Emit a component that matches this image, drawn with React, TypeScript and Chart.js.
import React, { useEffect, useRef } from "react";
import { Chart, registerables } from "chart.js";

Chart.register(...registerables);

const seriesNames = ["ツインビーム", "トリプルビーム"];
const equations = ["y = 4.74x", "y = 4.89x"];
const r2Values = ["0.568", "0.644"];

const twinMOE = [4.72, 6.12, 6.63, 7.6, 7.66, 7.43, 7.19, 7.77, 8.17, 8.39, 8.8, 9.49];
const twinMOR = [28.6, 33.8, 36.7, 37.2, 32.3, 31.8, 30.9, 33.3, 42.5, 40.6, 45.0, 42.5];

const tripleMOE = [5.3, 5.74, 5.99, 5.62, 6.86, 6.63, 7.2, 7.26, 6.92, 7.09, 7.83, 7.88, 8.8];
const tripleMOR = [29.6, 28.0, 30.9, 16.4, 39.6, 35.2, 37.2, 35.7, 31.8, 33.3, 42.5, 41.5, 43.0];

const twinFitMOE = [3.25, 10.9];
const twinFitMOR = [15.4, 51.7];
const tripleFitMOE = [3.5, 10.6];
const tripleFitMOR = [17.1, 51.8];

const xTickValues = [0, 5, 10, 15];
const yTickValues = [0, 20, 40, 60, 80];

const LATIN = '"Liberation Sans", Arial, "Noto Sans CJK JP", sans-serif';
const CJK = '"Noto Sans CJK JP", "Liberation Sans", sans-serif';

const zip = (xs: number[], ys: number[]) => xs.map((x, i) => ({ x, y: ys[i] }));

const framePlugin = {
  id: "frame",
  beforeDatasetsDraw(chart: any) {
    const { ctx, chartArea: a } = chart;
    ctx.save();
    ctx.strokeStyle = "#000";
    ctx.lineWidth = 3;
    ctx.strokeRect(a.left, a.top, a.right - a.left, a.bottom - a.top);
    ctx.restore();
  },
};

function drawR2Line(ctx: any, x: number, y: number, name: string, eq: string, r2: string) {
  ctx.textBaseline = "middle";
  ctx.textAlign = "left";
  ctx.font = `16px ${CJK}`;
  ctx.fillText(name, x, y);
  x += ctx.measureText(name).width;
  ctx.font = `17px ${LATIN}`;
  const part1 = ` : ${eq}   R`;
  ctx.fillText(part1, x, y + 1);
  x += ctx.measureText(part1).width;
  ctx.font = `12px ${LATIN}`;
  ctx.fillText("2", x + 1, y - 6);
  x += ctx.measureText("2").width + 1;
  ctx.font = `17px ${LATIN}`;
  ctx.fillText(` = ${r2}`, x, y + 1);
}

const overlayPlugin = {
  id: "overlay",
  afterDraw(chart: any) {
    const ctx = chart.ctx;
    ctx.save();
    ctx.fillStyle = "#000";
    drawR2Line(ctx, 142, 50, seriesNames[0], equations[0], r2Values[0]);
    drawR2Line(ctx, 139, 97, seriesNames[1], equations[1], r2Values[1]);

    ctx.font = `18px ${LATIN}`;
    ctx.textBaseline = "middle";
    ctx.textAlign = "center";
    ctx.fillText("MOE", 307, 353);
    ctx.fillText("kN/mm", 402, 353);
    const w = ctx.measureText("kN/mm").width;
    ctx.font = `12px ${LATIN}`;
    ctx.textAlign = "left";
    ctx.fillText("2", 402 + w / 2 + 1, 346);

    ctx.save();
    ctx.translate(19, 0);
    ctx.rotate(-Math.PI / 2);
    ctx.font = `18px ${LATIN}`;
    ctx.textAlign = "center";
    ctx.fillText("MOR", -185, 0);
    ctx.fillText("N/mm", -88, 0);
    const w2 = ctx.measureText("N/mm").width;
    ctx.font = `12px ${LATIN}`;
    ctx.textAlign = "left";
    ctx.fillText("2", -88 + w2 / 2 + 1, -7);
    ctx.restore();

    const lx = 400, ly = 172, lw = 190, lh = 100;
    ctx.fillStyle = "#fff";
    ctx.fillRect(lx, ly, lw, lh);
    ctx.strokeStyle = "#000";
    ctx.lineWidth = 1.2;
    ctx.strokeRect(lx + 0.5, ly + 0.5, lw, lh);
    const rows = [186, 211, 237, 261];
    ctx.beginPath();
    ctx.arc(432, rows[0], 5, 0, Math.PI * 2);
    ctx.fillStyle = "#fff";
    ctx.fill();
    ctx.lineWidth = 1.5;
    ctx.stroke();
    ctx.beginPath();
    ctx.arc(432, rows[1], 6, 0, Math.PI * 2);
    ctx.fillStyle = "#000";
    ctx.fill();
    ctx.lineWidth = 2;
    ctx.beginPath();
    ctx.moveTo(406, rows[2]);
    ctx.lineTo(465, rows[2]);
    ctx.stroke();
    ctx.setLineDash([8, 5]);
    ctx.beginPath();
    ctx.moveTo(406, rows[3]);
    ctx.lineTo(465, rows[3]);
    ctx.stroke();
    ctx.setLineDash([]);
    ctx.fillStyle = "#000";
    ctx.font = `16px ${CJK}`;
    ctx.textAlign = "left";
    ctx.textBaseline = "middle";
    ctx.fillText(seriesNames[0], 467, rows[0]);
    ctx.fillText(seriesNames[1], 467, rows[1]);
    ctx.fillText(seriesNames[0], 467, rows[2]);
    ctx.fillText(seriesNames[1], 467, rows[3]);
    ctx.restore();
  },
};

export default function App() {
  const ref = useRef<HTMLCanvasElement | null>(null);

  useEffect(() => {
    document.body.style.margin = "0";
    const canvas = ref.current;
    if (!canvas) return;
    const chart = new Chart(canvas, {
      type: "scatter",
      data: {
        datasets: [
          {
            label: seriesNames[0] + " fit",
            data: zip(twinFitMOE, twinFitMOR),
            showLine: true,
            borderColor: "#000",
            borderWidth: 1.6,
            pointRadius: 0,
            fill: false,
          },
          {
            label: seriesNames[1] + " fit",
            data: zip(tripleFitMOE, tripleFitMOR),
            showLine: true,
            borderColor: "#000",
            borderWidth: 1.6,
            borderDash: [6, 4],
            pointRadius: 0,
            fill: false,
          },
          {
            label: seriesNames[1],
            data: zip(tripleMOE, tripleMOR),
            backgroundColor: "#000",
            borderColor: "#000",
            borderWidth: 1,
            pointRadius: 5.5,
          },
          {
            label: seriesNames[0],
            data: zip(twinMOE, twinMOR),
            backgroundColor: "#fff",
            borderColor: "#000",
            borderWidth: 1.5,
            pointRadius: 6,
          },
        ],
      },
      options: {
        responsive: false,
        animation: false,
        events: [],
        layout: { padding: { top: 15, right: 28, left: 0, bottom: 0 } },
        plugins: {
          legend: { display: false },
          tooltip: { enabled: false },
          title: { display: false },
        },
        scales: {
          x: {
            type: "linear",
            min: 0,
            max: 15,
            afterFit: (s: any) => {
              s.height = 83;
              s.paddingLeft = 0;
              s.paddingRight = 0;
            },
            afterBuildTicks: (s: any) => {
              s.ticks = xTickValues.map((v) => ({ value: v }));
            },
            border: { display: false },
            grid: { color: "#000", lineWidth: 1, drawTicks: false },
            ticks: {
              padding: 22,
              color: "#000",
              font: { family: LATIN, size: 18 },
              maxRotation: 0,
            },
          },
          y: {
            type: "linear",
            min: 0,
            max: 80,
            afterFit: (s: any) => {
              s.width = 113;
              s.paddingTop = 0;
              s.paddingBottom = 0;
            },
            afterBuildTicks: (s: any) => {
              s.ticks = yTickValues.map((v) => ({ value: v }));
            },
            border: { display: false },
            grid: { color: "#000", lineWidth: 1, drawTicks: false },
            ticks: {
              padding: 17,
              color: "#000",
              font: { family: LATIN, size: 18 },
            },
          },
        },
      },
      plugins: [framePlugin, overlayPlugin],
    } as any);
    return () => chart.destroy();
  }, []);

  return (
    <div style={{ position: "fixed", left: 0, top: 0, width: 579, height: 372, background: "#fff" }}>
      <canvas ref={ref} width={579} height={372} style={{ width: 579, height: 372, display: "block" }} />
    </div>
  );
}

****

- **WHAT THE EXERCISE ASKS**
Begin with the first line of the listing and copy exactly through the line that contains "seriesNames[1], equations[1], r2Values[1]);", please, keeping both ends and leaving out everything after.

- **EXERCISE ANSWER**
Emit a component that matches this image, drawn with React, TypeScript and Chart.js.
import React, { useEffect, useRef } from "react";
import { Chart, registerables } from "chart.js";

Chart.register(...registerables);

const seriesNames = ["ツインビーム", "トリプルビーム"];
const equations = ["y = 4.74x", "y = 4.89x"];
const r2Values = ["0.568", "0.644"];

const twinMOE = [4.72, 6.12, 6.63, 7.6, 7.66, 7.43, 7.19, 7.77, 8.17, 8.39, 8.8, 9.49];
const twinMOR = [28.6, 33.8, 36.7, 37.2, 32.3, 31.8, 30.9, 33.3, 42.5, 40.6, 45.0, 42.5];

const tripleMOE = [5.3, 5.74, 5.99, 5.62, 6.86, 6.63, 7.2, 7.26, 6.92, 7.09, 7.83, 7.88, 8.8];
const tripleMOR = [29.6, 28.0, 30.9, 16.4, 39.6, 35.2, 37.2, 35.7, 31.8, 33.3, 42.5, 41.5, 43.0];

const twinFitMOE = [3.25, 10.9];
const twinFitMOR = [15.4, 51.7];
const tripleFitMOE = [3.5, 10.6];
const tripleFitMOR = [17.1, 51.8];

const xTickValues = [0, 5, 10, 15];
const yTickValues = [0, 20, 40, 60, 80];

const LATIN = '"Liberation Sans", Arial, "Noto Sans CJK JP", sans-serif';
const CJK = '"Noto Sans CJK JP", "Liberation Sans", sans-serif';

const zip = (xs: number[], ys: number[]) => xs.map((x, i) => ({ x, y: ys[i] }));

const framePlugin = {
  id: "frame",
  beforeDatasetsDraw(chart: any) {
    const { ctx, chartArea: a } = chart;
    ctx.save();
    ctx.strokeStyle = "#000";
    ctx.lineWidth = 3;
    ctx.strokeRect(a.left, a.top, a.right - a.left, a.bottom - a.top);
    ctx.restore();
  },
};

function drawR2Line(ctx: any, x: number, y: number, name: string, eq: string, r2: string) {
  ctx.textBaseline = "middle";
  ctx.textAlign = "left";
  ctx.font = `16px ${CJK}`;
  ctx.fillText(name, x, y);
  x += ctx.measureText(name).width;
  ctx.font = `17px ${LATIN}`;
  const part1 = ` : ${eq}   R`;
  ctx.fillText(part1, x, y + 1);
  x += ctx.measureText(part1).width;
  ctx.font = `12px ${LATIN}`;
  ctx.fillText("2", x + 1, y - 6);
  x += ctx.measureText("2").width + 1;
  ctx.font = `17px ${LATIN}`;
  ctx.fillText(` = ${r2}`, x, y + 1);
}

const overlayPlugin = {
  id: "overlay",
  afterDraw(chart: any) {
    const ctx = chart.ctx;
    ctx.save();
    ctx.fillStyle = "#000";
    drawR2Line(ctx, 142, 50, seriesNames[0], equations[0], r2Values[0]);
    drawR2Line(ctx, 139, 97, seriesNames[1], equations[1], r2Values[1]);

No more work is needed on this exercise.